# Why are oxidizing agents acidified?

Dec 23, 2016

Usually because oxidation reactions tend to specify acidic conditions.

#### Explanation:

And basic conditions tend to lead to the precipitation of insoluble metal hydroxides.

Metal oxidants, say permanganate, $M n {O}_{4}^{-}$, or dichromate, $C {r}_{2} {O}_{7}^{2 -}$ tend to be deployed in acidic media:

$M n {O}_{4}^{-} + 8 {H}^{+} + 5 {e}^{-} \rightarrow M {n}^{2 +} + 4 {H}_{2} O$

$C {r}_{2} {O}_{7}^{2 -} + 14 {H}^{+} + 6 {e}^{-} \rightarrow 2 C {r}^{3 +} + 7 {H}_{2} O$

So we use ${H}^{+}$ or ${H}_{3} {O}^{+}$ in the reaction to represent the actual acidic condtions of reaction. Had the reaction been conducted in A BASIC medium, heavy metal oxides and hydroxides would precipitate out pdq.

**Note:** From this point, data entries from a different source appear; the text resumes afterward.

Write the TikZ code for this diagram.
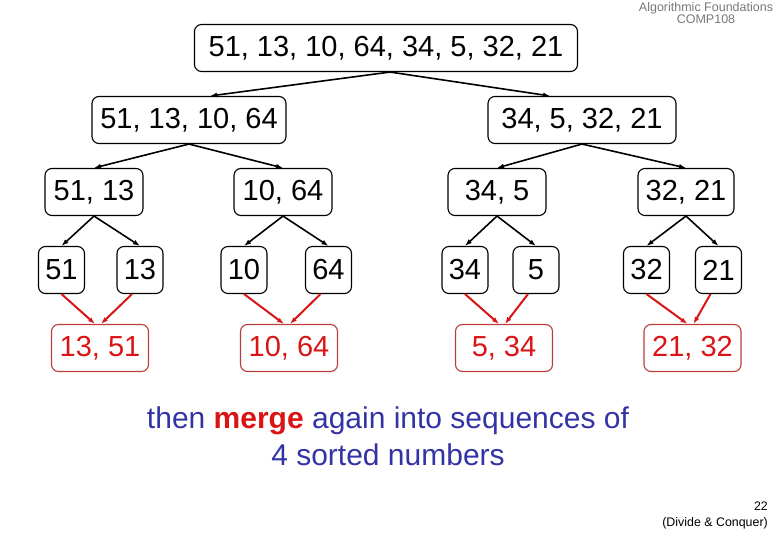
\documentclass[tikz,border=0pt]{standalone}
\usepackage{fontspec}
\setmainfont{Liberation Sans}
\usetikzlibrary{arrows.meta}
\definecolor{mergered}{RGB}{218,20,20}
\definecolor{boxred}{RGB}{190,60,60}
\definecolor{noteblue}{RGB}{51,51,165}
\definecolor{headgray}{RGB}{120,120,120}
\begin{document}
\begin{tikzpicture}[x=1pt, y=-1pt, >={Latex[length=7pt,width=5pt]},
  seq/.style={draw, rounded corners=7pt, line width=1.1pt, minimum height=47pt, inner sep=0pt, font=\fontsize{29}{32}\selectfont},
  leaf/.style={seq, minimum width=46pt},
  merged/.style={seq, draw=boxred, text=mergered, minimum width=97pt},
  splitarrow/.style={->, line width=1.6pt},
  mergearrow/.style={->, line width=2pt, mergered}]
\useasboundingbox (0,0) rectangle (780,540);
\node[seq, minimum width=383pt] (all) at (386,48) {51, 13, 10, 64, 34, 5, 32, 21};
\node[seq, minimum width=194pt] (lefthalf) at (189,120) {51, 13, 10, 64};
\node[seq, minimum width=188pt] (righthalf) at (582,120) {34, 5, 32, 21};
\node[seq, minimum width=98pt] (q1) at (94,192) {51, 13};
\node[seq, minimum width=98pt] (q2) at (283,192) {10, 64};
\node[seq, minimum width=98pt] (q3) at (497,192) {34, 5};
\node[seq, minimum width=96pt] (q4) at (686,192) {32, 21};
\node[leaf] (n51) at (61.5,270) {51};
\node[leaf] (n13) at (140,270) {13};
\node[leaf] (n10) at (244,270) {10};
\node[leaf] (n64) at (328.5,270) {64};
\node[leaf] (n34) at (465,270) {34};
\node[leaf] (n5) at (536,270) {5};
\node[leaf] (n32) at (646.5,270) {32};
\node[leaf] (n21) at (718.5,270) {21};
\node[merged] (m1) at (100,348) {13, 51};
\node[merged] (m2) at (289,348) {10, 64};
\node[merged] (m3) at (504,348) {5, 34};
\node[merged] (m4) at (692.5,348) {21, 32};
% splitting
\draw[splitarrow] ([xshift=4pt]all.south) -- ([xshift=21pt]lefthalf.north);
\draw[splitarrow] ([xshift=4pt]all.south) -- ([xshift=-32pt]righthalf.north);
\draw[splitarrow] (lefthalf.south) -- (q1.north);
\draw[splitarrow] (lefthalf.south) -- (q2.north);
\draw[splitarrow] (righthalf.south) -- (q3.north);
\draw[splitarrow] (righthalf.south) -- (q4.north);
\draw[splitarrow] (q1.south) -- (n51.north);
\draw[splitarrow] (q1.south) -- (n13.north);
\draw[splitarrow] (q2.south) -- (n10.north);
\draw[splitarrow] (q2.south) -- (n64.north);
\draw[splitarrow] (q3.south) -- (n34.north);
\draw[splitarrow] (q3.south) -- (n5.north);
\draw[splitarrow] (q4.south) -- (n32.north);
\draw[splitarrow] (q4.south) -- (n21.north);
% merging
\draw[mergearrow] (n51.south) -- ([xshift=-5pt]m1.north);
\draw[mergearrow] ([xshift=-8pt]n13.south) -- ([xshift=1pt]m1.north);
\draw[mergearrow] (n10.south) -- ([xshift=-5pt]m2.north);
\draw[mergearrow] ([xshift=-8pt]n64.south) -- ([xshift=1pt]m2.north);
\draw[mergearrow] (n34.south) -- ([xshift=-5pt]m3.north);
\draw[mergearrow] ([xshift=-8pt]n5.south) -- ([xshift=1pt]m3.north);
\draw[mergearrow] (n32.south) -- ([xshift=-5pt]m4.north);
\draw[mergearrow] ([xshift=-8pt]n21.south) -- ([xshift=1pt]m4.north);
% texts
\node[align=center, text=noteblue, font=\fontsize{30}{37}\selectfont] (caption) at (388,436) {then {\color{mergered}\bfseries merge} again into sequences of\\ 4 sorted numbers};
\node[align=center, text=headgray, font=\fontsize{12.5}{12}\selectfont] (course) at (706,13) {Algorithmic Foundations\\COMP108};
\node[align=right, anchor=east, inner sep=0pt, font=\fontsize{12.4}{16}\selectfont] (page) at (768,515) {22\\(Divide \& Conquer)};
\end{tikzpicture}
\end{document}
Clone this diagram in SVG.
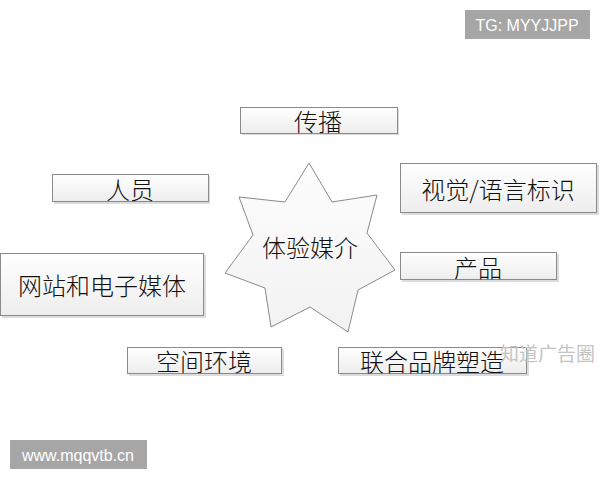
<svg xmlns="http://www.w3.org/2000/svg" width="600" height="480" viewBox="0 0 600 480">
<defs>
<linearGradient id="bg" x1="0" y1="0" x2="0" y2="1">
<stop offset="0" stop-color="#ffffff"/>
<stop offset="1" stop-color="#ededed"/>
</linearGradient>
<linearGradient id="sg" x1="0" y1="0" x2="0" y2="1">
<stop offset="0" stop-color="#fdfdfd"/>
<stop offset="1" stop-color="#f2f2f2"/>
</linearGradient>
</defs>
<style>
.box{fill:url(#bg);stroke:#8a8a8a;stroke-width:1}
.sh{fill:#dcdcdc}
.t{font-family:"Noto Sans CJK SC","Noto Sans",sans-serif;font-size:24px;font-weight:300;fill:#111111;text-anchor:middle;dominant-baseline:central}
.tag{fill:#a6a6a6}
.tt{font-family:"Liberation Sans",Arial,sans-serif;font-size:16px;fill:#ffffff;text-anchor:middle;dominant-baseline:central}
.wm{font-family:"Noto Sans CJK SC",sans-serif;font-size:19px;fill:#c4c4c4;dominant-baseline:central}
</style>
<rect width="600" height="480" fill="#ffffff"/>
<g id="connectors"></g>
<g id="center">
<polygon points="309,163 332,202 377,195 367,233 395,270 358,290 348,332 310,307 271,327 265,288 225,273 253,235 239,197 285,202" fill="url(#sg)" stroke="#8a8a8a" stroke-width="1"/>
<text class="t" x="310" y="246">体验媒介</text>
</g>
<g id="n-chuanbo">
<rect class="sh" x="242" y="109" width="157" height="26"/>
<rect class="box" x="240.5" y="107.5" width="157" height="26"/>
<text class="t" x="318" y="120">传播</text>
</g>
<g id="n-renyuan">
<rect class="sh" x="54" y="176" width="156" height="28"/>
<rect class="box" x="52.5" y="174.5" width="156" height="27"/>
<text class="t" x="130" y="188">人员</text>
</g>
<g id="n-shijue">
<rect class="sh" x="402" y="165" width="197" height="50"/>
<rect class="box" x="400.5" y="163.5" width="196" height="49"/>
<text class="t" x="498" y="188">视觉/语言标识</text>
</g>
<g id="n-wangzhan">
<rect class="sh" x="2" y="255" width="204" height="63"/>
<rect class="box" x="0.5" y="253.5" width="203" height="62"/>
<text class="t" x="102" y="284">网站和电子媒体</text>
</g>
<g id="n-chanpin">
<rect class="sh" x="402" y="254" width="157" height="28"/>
<rect class="box" x="400.5" y="252.5" width="156" height="27"/>
<text class="t" x="478" y="266">产品</text>
</g>
<g id="n-kongjian">
<rect class="sh" x="129" y="349" width="155" height="27"/>
<rect class="box" x="127.5" y="347.5" width="154" height="26"/>
<text class="t" x="204" y="360">空间环境</text>
</g>
<g id="n-lianhe">
<rect class="sh" x="340" y="349" width="189" height="27"/>
<rect class="box" x="338.5" y="347.5" width="188" height="26"/>
<text class="t" x="432" y="360">联合品牌塑造</text>
</g>
<text class="wm" x="500" y="352">知道广告圈</text>
<g id="tag-tg">
<rect class="tag" x="465" y="10" width="125" height="29"/>
<text class="tt" x="527" y="25">TG: MYYJJPP</text>
</g>
<g id="tag-www">
<rect class="tag" x="10" y="440" width="137" height="29"/>
<text class="tt" x="78" y="455">www.mqqvtb.cn</text>
</g>
</svg>
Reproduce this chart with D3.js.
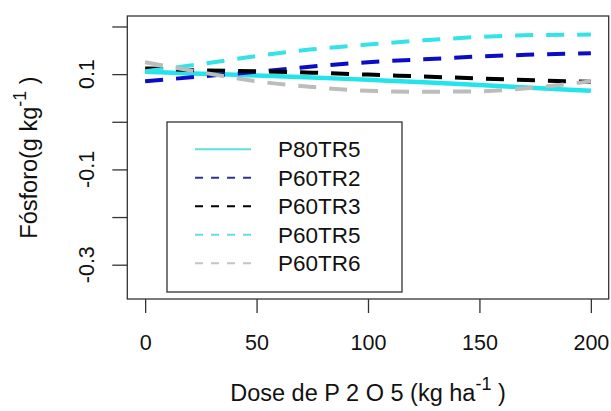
<!DOCTYPE html>
<html>
<head>
<meta charset="utf-8">
<script src="https://cdn.jsdelivr.net/npm/d3@7"></script>
<style>
  body { margin: 0; background: #fff; }
  text { font-family: "Liberation Sans", Arial, sans-serif; fill: #111; }
</style>
</head>
<body>
<div id="chart"></div>
<script>
// dose of P2O5 (kg/ha) where the curves were read
var doses = [0, 25, 50, 75, 100, 125, 150, 175, 200];

// fosforo (g/kg) per treatment
var p80tr5 = [0.105, 0.101, 0.097, 0.093, 0.088, 0.083, 0.077, 0.071, 0.065];
var p60tr2 = [0.085, 0.095, 0.105, 0.116, 0.125, 0.131, 0.137, 0.141, 0.144];
var p60tr3 = [0.112, 0.108, 0.106, 0.103, 0.099, 0.095, 0.091, 0.087, 0.084];
var p60tr5 = [0.106, 0.121, 0.138, 0.152, 0.162, 0.171, 0.178, 0.182, 0.183];
var p60tr6 = [0.125, 0.104, 0.085, 0.073, 0.065, 0.063, 0.064, 0.072, 0.085];

var seriesNames = ["P80TR5", "P60TR2", "P60TR3", "P60TR5", "P60TR6"];
var seriesValues = [p80tr5, p60tr2, p60tr3, p60tr5, p60tr6];

var xTicks = [0, 50, 100, 150, 200];
var yTicks = [0.2, 0.1, 0, -0.1, -0.2, -0.3];
var yTickLabels = ["0.1", "-0.1", "-0.3"];

var styles = [
  {color: "#22e4ea", legend: "#5fdede", dash: null, w: 4.5},
  {color: "#0c0cc8", legend: "#30309a", dash: "18,13", w: 4},
  {color: "#000000", legend: "#000000", dash: "18,13", w: 4},
  {color: "#35e2e8", legend: "#62dede", dash: "18,13", w: 4},
  {color: "#bcbcbc", legend: "#c4c4c4", dash: "18,13", w: 4}
];

var width = 611, height = 411;
var margin = {top: 16, right: 2.3, bottom: 112, left: 127.3};

var svg = d3.select("#chart").append("svg")
    .attr("width", width)
    .attr("height", height);

var x = d3.scaleLinear().domain([-8, 208]).range([margin.left, width - margin.right]);
var y = d3.scaleLinear().domain([-0.372, 0.222]).range([height - margin.bottom, margin.top]);

// curves
var line = d3.line()
    .x(function(d) { return x(d[0]); })
    .y(function(d) { return y(d[1]); })
    .curve(d3.curveMonotoneX);

seriesValues.forEach(function(vals, i) {
  svg.append("path")
      .datum(doses.map(function(d, j) { return [d, vals[j]]; }))
      .attr("fill", "none")
      .attr("stroke", styles[i].color)
      .attr("stroke-width", styles[i].w)
      .attr("stroke-dasharray", styles[i].dash)
      .attr("d", line);
});

// box
svg.append("rect")
    .attr("x", margin.left)
    .attr("y", margin.top)
    .attr("width", width - margin.left - margin.right)
    .attr("height", height - margin.top - margin.bottom)
    .attr("fill", "none")
    .attr("stroke", "#333")
    .attr("stroke-width", 1.3);

// x axis
var xAxis = svg.append("g")
    .attr("transform", "translate(0," + (height - margin.bottom) + ")")
    .call(d3.axisBottom(x).tickValues(xTicks).tickSize(14).tickPadding(22).tickFormat(d3.format("d")));
xAxis.select(".domain").remove();
xAxis.selectAll("line").attr("stroke", "#333").attr("stroke-width", 1.3);
xAxis.selectAll("text")
    .attr("font-size", 21.5)
    .attr("font-family", "Liberation Sans, Arial, sans-serif")
    .attr("fill", "#111");

// y axis
var yAxis = svg.append("g")
    .attr("transform", "translate(" + margin.left + ",0)")
    .call(d3.axisLeft(y).tickValues(yTicks).tickSize(15).tickFormat(""));
yAxis.select(".domain").remove();
yAxis.selectAll("line").attr("stroke", "#333").attr("stroke-width", 1.3);

svg.selectAll(".ylab")
    .data(yTickLabels)
    .enter().append("text")
    .attr("class", "ylab")
    .attr("transform", function(d) { return "translate(94," + y(+d) + ") rotate(-90)"; })
    .attr("text-anchor", "middle")
    .attr("font-size", 21.5)
    .text(function(d) { return d; });

// axis titles
var xt = svg.append("text")
    .attr("x", (margin.left + width - margin.right) / 2)
    .attr("y", 401)
    .attr("text-anchor", "middle")
    .attr("font-size", 23.5);
xt.append("tspan").text("Dose de P 2 O 5 (kg ha");
xt.append("tspan").attr("dy", -11).attr("font-size", 18).text("-1");
xt.append("tspan").attr("dy", 11).text(" )");

var yt = svg.append("text")
    .attr("transform", "translate(37," + ((margin.top + height - margin.bottom) / 2) + ") rotate(-90)")
    .attr("text-anchor", "middle")
    .attr("font-size", 23.5);
yt.append("tspan").text("Fósforo(g kg");
yt.append("tspan").attr("dy", -11).attr("font-size", 18).text("-1");
yt.append("tspan").attr("dy", 11).text(" )");

// legend
var lg = svg.append("g");
lg.append("rect")
    .attr("x", 167).attr("y", 122)
    .attr("width", 235).attr("height", 170)
    .attr("fill", "#fff")
    .attr("stroke", "#333")
    .attr("stroke-width", 1.3);

seriesNames.forEach(function(name, i) {
  var cy = 149.3 + i * 28.5;
  lg.append("line")
      .attr("x1", 195).attr("x2", 251)
      .attr("y1", cy).attr("y2", cy)
      .attr("stroke", styles[i].legend)
      .attr("stroke-width", 2)
      .attr("stroke-dasharray", styles[i].dash ? "8,8" : null);
  lg.append("text")
      .attr("x", 278)
      .attr("y", cy + 8)
      .attr("font-size", 22.5)
      .text(name);
});
</script>
</body>
</html>
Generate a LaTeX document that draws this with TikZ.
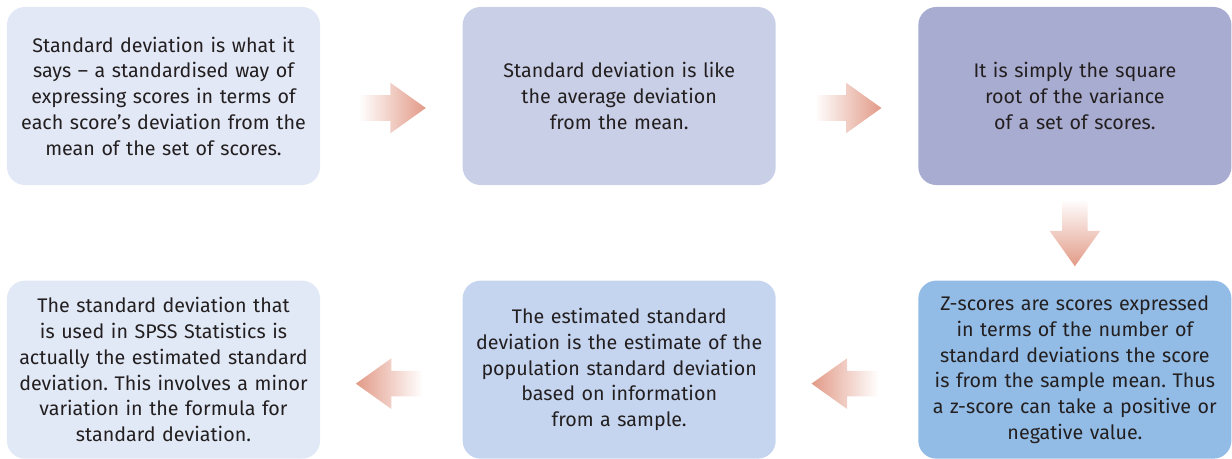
\documentclass[tikz,border=0pt]{standalone}
\usepackage{fontspec}
\setmainfont{Fira Sans}
\usetikzlibrary{shapes.arrows, positioning, calc}
\definecolor{pale1}{RGB}{226, 232, 246}
\definecolor{pale2}{RGB}{201, 207, 230}
\definecolor{pale3}{RGB}{169, 172, 209}
\definecolor{sky1}{RGB}{225, 233, 246}
\definecolor{sky2}{RGB}{197, 213, 239}
\definecolor{sky3}{RGB}{146, 188, 230}
\definecolor{salmon1}{RGB}{226, 154, 135}
\definecolor{ink}{RGB}{35, 31, 32}
\frenchspacing

\begin{document}
\begin{tikzpicture}[x=0.025cm, y=-0.025cm,
    card/.style={rounded corners=0.45cm, minimum width=7.825cm, minimum height=4.45cm,
      text width=7.4cm, align=center, text=ink, inner sep=0pt,
      font=\fontsize{14}{18.3}\selectfont},
    flow/.style={single arrow, draw=none, minimum height=1.675cm, inner sep=0.3125cm,
      single arrow head extend=0.3125cm, single arrow tip angle=71}]
  \useasboundingbox (0,0) rectangle (1232,459);

  % top row, left to right
  \node[card, fill=pale1] (sd) at (163.5,96) {Standard deviation is what it\\
    says – a standardised way of\\ expressing scores in terms of\\
    each score’s deviation from the\\ mean of the set of scores.};
  \node[card, fill=pale2, right=3.55cm of sd] (avg) {Standard deviation is like\\
    the average deviation\\ from the mean.};
  \node[card, fill=pale3, right=3.55cm of avg] (root) {It is simply the square\\
    root of the variance\\ of a set of scores.};

  % bottom row, right to left
  \node[card, fill=sky3, below=2.375cm of root] (zs) {Z-scores are scores expressed\\
    in terms of the number of\\ standard deviations the score\\
    is from the sample mean. Thus\\ a z-score can take a positive or\\ negative value.};
  \node[card, fill=sky2, left=3.55cm of zs] (est) {The estimated standard\\
    deviation is the estimate of the\\ population standard deviation\\
    based on information\\ from a sample.};
  \node[card, fill=sky1, left=3.55cm of est] (spss) {The standard deviation that\\
    is used in SPSS Statistics is\\ actually the estimated standard\\
    deviation. This involves a minor\\ variation in the formula for\\ standard deviation.};

  % block arrows between the cards (the shape's centre sits behind the head)
  \node[flow, left color=white, right color=salmon1] (a1) at ($(sd.east)!0.5!(avg.west)+(-8,12)$) {};
  \node[flow, left color=white, right color=salmon1] (a2) at ($(avg.east)!0.5!(root.west)+(-8,12)$) {};
  \node[flow, shape border rotate=270, top color=white, bottom color=salmon1] (a3)
    at ($(root.south)!0.5!(zs.north)+(0,-9)$) {};
  \node[flow, shape border rotate=180, left color=salmon1, right color=white] (a4)
    at ($(zs.west)!0.5!(est.east)+(7,14)$) {};
  \node[flow, shape border rotate=180, left color=salmon1, right color=white] (a5)
    at ($(est.west)!0.5!(spss.east)+(7,14)$) {};
\end{tikzpicture}
\end{document}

If a redox reaction is specified to be in a BASIC medium, it is often easiest to balance the redox reaction in acidic conditions using ${H}^{+}$, and then add $H {O}^{-}$ ion to each side of the reaction.

For instance, aluminum metal can be oxidized up to aluminate ion, $A l {\left(O H\right)}_{4}^{-}$ in strong base. We could represent this as normal:

$A l \rightarrow A {l}^{3 +} + 3 {e}^{-}$, but then we could add $4 \times H {O}^{-}$ to BOTH sides of the reaction:

$A l + 4 H {O}^{-} \rightarrow {\left[A l {\left(O H\right)}_{4}\right]}^{-} + 3 {e}^{-}$

Charge and mass are balanced in this reaction as required.